INPUT MATERIAL start

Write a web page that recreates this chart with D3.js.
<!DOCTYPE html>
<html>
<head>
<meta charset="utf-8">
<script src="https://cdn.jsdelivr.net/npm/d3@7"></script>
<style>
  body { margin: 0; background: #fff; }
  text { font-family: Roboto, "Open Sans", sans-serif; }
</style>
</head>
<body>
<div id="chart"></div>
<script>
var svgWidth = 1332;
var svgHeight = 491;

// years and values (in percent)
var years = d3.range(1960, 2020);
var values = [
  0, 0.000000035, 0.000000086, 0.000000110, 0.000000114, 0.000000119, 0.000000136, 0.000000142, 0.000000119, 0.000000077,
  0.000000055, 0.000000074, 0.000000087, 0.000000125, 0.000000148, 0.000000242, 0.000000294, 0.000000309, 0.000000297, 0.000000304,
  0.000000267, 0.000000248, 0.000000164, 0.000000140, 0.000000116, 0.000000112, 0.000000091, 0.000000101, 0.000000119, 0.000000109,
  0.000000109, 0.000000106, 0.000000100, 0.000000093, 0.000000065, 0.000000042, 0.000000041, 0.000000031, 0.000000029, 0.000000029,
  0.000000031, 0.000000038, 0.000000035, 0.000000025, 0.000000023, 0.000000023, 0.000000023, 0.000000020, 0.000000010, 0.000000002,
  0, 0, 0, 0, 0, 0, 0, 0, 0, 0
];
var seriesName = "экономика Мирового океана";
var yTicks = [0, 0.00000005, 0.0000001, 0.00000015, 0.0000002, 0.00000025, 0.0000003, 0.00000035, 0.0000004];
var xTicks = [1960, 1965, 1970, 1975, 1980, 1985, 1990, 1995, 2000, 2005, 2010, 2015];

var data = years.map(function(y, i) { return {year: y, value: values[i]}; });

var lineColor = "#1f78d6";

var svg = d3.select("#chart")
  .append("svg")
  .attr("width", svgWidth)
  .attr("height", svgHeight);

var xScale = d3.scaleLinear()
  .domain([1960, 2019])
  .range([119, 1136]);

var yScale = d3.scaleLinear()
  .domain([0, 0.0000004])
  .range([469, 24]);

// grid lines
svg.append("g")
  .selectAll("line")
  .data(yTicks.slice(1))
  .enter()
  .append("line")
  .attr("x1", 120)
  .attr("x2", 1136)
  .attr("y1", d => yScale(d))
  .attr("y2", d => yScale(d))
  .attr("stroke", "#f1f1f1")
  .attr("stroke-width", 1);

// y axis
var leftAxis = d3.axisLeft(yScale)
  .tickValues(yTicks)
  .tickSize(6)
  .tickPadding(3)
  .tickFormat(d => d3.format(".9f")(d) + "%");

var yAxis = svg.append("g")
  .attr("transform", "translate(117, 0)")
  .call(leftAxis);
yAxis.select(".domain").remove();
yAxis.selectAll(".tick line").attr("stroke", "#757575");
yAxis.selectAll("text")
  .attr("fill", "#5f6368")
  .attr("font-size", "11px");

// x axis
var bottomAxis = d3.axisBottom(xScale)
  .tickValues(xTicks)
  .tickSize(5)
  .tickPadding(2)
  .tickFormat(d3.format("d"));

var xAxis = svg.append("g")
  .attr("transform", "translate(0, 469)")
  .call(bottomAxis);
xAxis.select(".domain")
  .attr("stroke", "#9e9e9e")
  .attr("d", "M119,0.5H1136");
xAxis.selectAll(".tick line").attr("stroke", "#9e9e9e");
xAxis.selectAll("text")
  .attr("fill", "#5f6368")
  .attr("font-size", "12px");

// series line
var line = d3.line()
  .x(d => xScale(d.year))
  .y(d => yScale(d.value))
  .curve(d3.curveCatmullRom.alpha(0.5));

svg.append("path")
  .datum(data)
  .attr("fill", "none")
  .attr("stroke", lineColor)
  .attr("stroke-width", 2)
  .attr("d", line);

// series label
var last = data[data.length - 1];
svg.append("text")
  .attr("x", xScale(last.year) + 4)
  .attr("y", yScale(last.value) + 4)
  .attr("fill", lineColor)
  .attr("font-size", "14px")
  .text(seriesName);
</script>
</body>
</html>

INPUT MATERIAL end
INPUT MATERIAL start

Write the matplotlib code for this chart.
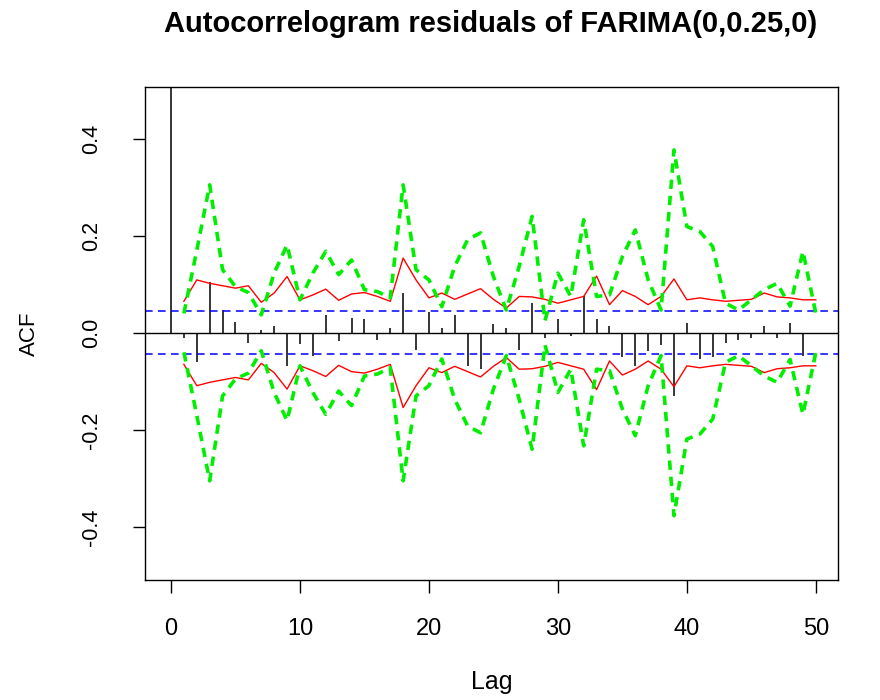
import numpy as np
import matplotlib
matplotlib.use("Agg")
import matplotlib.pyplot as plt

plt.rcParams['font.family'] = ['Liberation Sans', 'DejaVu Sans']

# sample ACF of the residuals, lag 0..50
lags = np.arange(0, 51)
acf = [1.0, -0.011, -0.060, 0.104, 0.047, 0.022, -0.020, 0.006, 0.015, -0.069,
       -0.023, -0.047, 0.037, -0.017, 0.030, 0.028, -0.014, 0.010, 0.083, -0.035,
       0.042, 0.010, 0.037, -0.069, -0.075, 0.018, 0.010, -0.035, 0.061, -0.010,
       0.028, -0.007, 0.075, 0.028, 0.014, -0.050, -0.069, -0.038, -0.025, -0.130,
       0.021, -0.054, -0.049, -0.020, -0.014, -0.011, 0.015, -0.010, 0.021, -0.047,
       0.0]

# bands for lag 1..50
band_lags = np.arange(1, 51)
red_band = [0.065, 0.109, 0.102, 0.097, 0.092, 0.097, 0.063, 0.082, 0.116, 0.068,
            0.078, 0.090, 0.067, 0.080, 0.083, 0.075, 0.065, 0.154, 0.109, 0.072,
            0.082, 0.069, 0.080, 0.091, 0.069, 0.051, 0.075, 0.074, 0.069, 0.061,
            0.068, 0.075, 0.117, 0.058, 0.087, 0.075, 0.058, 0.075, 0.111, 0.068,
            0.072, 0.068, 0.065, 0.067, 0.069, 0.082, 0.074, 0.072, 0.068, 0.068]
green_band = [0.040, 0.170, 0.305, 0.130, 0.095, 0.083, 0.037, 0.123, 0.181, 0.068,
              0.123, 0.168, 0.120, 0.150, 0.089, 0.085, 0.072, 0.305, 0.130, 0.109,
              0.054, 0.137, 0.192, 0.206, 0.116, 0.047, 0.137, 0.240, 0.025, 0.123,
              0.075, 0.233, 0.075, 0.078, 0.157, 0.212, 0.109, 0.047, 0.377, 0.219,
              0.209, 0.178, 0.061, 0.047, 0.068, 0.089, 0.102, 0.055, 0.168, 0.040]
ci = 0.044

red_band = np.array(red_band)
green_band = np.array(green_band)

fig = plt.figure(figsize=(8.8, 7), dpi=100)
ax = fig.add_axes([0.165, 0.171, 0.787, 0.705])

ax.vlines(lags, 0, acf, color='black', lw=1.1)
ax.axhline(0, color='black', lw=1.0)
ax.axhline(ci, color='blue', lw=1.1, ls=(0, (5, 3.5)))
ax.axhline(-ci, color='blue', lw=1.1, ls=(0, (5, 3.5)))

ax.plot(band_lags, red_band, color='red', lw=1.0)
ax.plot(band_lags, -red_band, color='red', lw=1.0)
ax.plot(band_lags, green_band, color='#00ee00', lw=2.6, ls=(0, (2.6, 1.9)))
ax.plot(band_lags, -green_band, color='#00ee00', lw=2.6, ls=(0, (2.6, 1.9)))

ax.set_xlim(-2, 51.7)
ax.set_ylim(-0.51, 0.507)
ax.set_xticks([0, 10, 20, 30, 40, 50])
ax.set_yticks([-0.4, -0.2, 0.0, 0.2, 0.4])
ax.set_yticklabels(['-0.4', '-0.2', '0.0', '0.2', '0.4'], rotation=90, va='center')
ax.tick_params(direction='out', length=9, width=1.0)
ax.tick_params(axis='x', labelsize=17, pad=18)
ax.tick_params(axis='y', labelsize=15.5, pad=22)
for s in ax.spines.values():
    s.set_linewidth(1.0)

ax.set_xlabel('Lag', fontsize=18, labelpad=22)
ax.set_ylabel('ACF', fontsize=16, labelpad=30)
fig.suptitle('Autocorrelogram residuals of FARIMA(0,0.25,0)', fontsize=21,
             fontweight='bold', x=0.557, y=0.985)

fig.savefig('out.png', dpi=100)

INPUT MATERIAL end
INPUT MATERIAL start

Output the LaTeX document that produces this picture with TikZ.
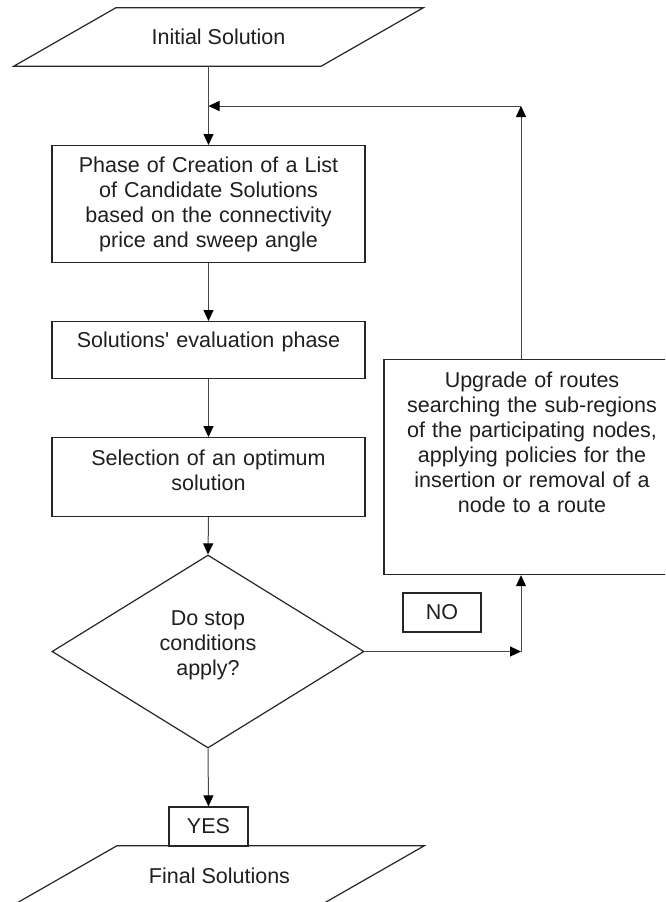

INPUT MATERIAL end

### YOUR GOAL:
Begin at the line that has "Write the matplotlib code for this chart.", stop after the line that has "plt.rcParams['font.family'] = ['Liberation", and reproduce every line between them exactly and nothing else. Pictures stay out of the copy.

### SOLUTION TO THIS TASK:
Write the matplotlib code for this chart.
import numpy as np
import matplotlib
matplotlib.use("Agg")
import matplotlib.pyplot as plt

plt.rcParams['font.family'] = ['Liberation Sans', 'DejaVu Sans']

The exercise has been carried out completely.